- From: Tony O'Bryan <stormreaver@earthlink.net>
- Date: Sun, 30 Sep 2001 09:44:27 +0000
- To: www-patentpolicy-comment@w3.org
I am writing in regards to the appalling decision by the W3C to consider implementation of of RAND licensing. By allowing corporations to impose non-descriminatory fees on processes that may become defacto standards on the web, the W3G has proposed to sign the death warrant on pervasive interoperability on the Web. Licensing fees imposed on Web standards would require either a public commitment by the license holder to allow free software developers to use the patented techniques free of charge in perpetuity (apparently a violation of RAND), or force the Web to be turned into a new Genie or Delphi where only proprietary clients could access the Web's content.

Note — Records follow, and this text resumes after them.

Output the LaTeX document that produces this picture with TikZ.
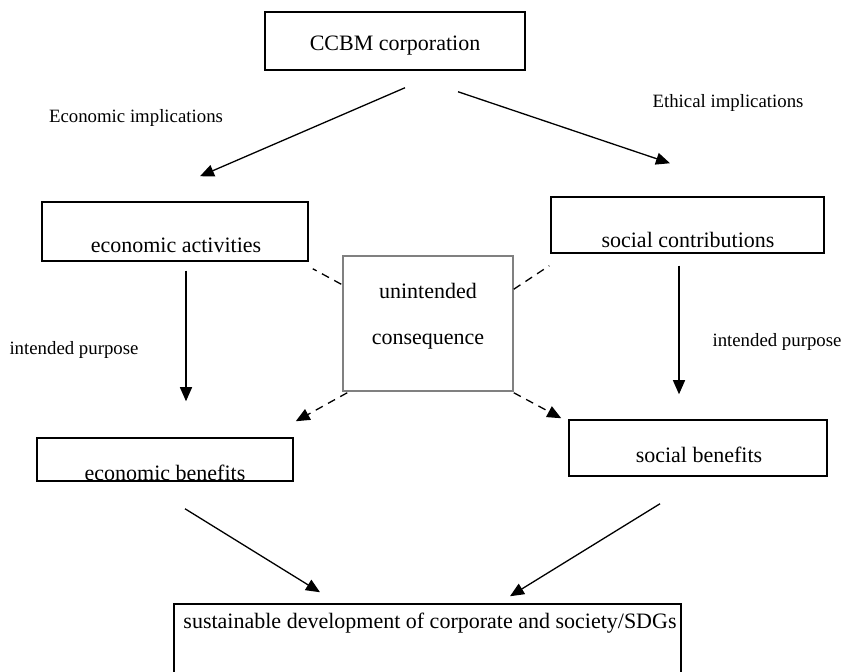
\documentclass[tikz,border=0pt]{standalone}
\usepackage{fontspec}
\setmainfont{Liberation Serif}
\usetikzlibrary{arrows.meta, fit}

\begin{document}
\begin{tikzpicture}[x=0.5pt, y=-0.5pt,
  box/.style={rectangle, draw, line width=0.75pt, inner sep=0pt},
  greybox/.style={box, draw=black!50},
  boxtext/.style={font=\fontsize{11}{13}\selectfont, inner sep=0pt},
  note/.style={font=\fontsize{9.4}{11}\selectfont, inner sep=0pt},
  arr/.style={-{Triangle[length=7pt, width=6pt]}, line width=0.65pt},
  dashline/.style={line width=0.65pt, dash pattern=on 4pt off 3pt},
  dasharr/.style={arr, dash pattern=on 4pt off 3pt}]
\useasboundingbox (0,0) rectangle (845,672);

% boxes
\node (ccbm) [box, fit={(265,12) (525,70)}] {};
\node (ecoact) [box, fit={(42,202) (308,261)}] {};
\node (soccon) [box, fit={(551,197) (824,253)}] {};
\node (unint) [greybox, fit={(343,256) (513,391)}] {};
\node (ecoben) [box, fit={(37,438) (293,481)}] {};
\node (socben) [box, fit={(569,420) (827,476)}] {};
\node (sdg) [box, fit={(174,604) (681,690)}] {};

% box texts
\node (ccbmtext) [boxtext] at (395,46) {CCBM corporation};
\node (ecoacttext) [boxtext] at (176,245) {economic activities};
\node (soccontext) [boxtext] at (688,240) {social contributions};
\node (uninttext) [boxtext, align=center, font=\fontsize{11}{23}\selectfont] at (428,316) {unintended\\consequence};
\node (ecobentext) [boxtext] at (165,473) {economic benefits};
\node (socbentext) [boxtext] at (699,455) {social benefits};
\node (sdgtext) [boxtext] at (430,623) {sustainable development of corporate and society/SDGs};

% side notes
\node (econimp) [note] at (136,118) {Economic implications};
\node (ethimp) [note] at (728,103) {Ethical implications};
\node (intleft) [note] at (74,350) {intended purpose};
\node (intright) [note] at (777,342) {intended purpose};

% main arrows
\draw [arr] ([shift={(10,17)}]ccbm.south) -- ([shift={(25,-25)}]ecoact.north);
\draw [arr] ([shift={(63,21)}]ccbm.south) -- ([shift={(-17.5,-33)}]soccon.north);
\draw [arr] ([shift={(11,9)}]ecoact.south) -- ([shift={(21,-36)}]ecoben.north);
\draw [arr] ([shift={(-8.5,12)}]soccon.south) -- ([shift={(-19,-25)}]socben.north);
\draw [arr] ([shift={(20,27)}]ecoben.south) -- ([shift={(-107.5,-11)}]sdg.north);
\draw [arr] ([shift={(-38,27)}]socben.south) -- ([shift={(82.5,-7)}]sdg.north);

% unintended consequence links
\draw [dashline] ([shift={(-1,29)}]unint.north west) -- ([shift={(4,7)}]ecoact.south east);
\draw [dashline] ([shift={(0,34)}]unint.north east) -- ([shift={(-1,12)}]soccon.south west);
\draw [dasharr] ([shift={(5,1)}]unint.south west) -- ([shift={(2,-16)}]ecoben.north east);
\draw [dasharr] ([shift={(0,1)}]unint.south east) -- ([shift={(-7,-1)}]socben.north west);
\end{tikzpicture}
\end{document}
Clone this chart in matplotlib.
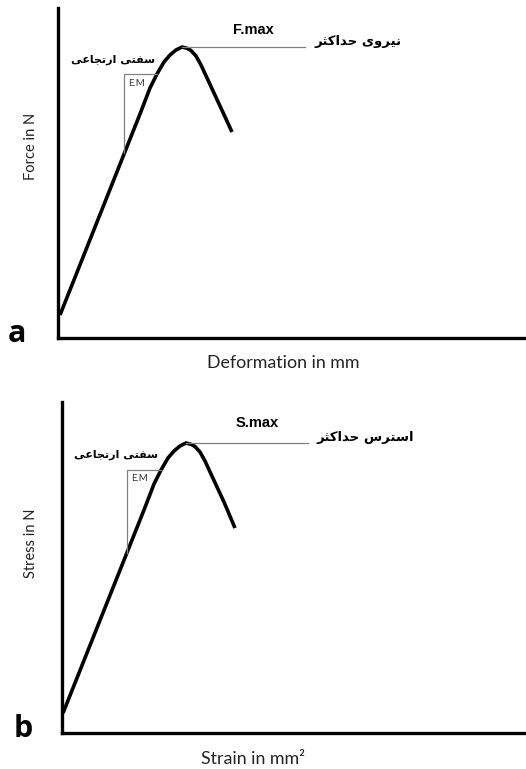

Linux and the BSDs would be crushed as a web access platform, as they would not be able to provide free client software for Web access. It is better to not endors these proprietary technologies at all than to allow them to be used as clubs against the single competitor to monopoly domination that currently exists (Linux). We, the Free Web, have already tasted the perils of proprietary (and not even officially endorsed) technologies that have gained popularity on the Web (Flash, Shockwave). If such technologies were to become required Web standards (which would be the case if they were officially endorsed by the W3C), more illegal monopolies, focusing on the Web rather than the desktop, would be created and officially endorsed by your organization. Don't give in to Web patents, which are, without exception, harmful to the development of a free society. With the advent of the DMCA, we have already witnessed the horrible lengths to which certain standard owners will go in order to maintain their dominant positions (Dmitry Skylarov being the most horrendous example to date). With official W3C endorsements of such activities, which will immediately follow wholesale endorsements of proprietary software which everyone would be compelled to buy, and the purchase of which would be enforced by government power (via the DMCA), the WWW will become a fascist paradise of which Joseph Stalin could be proud.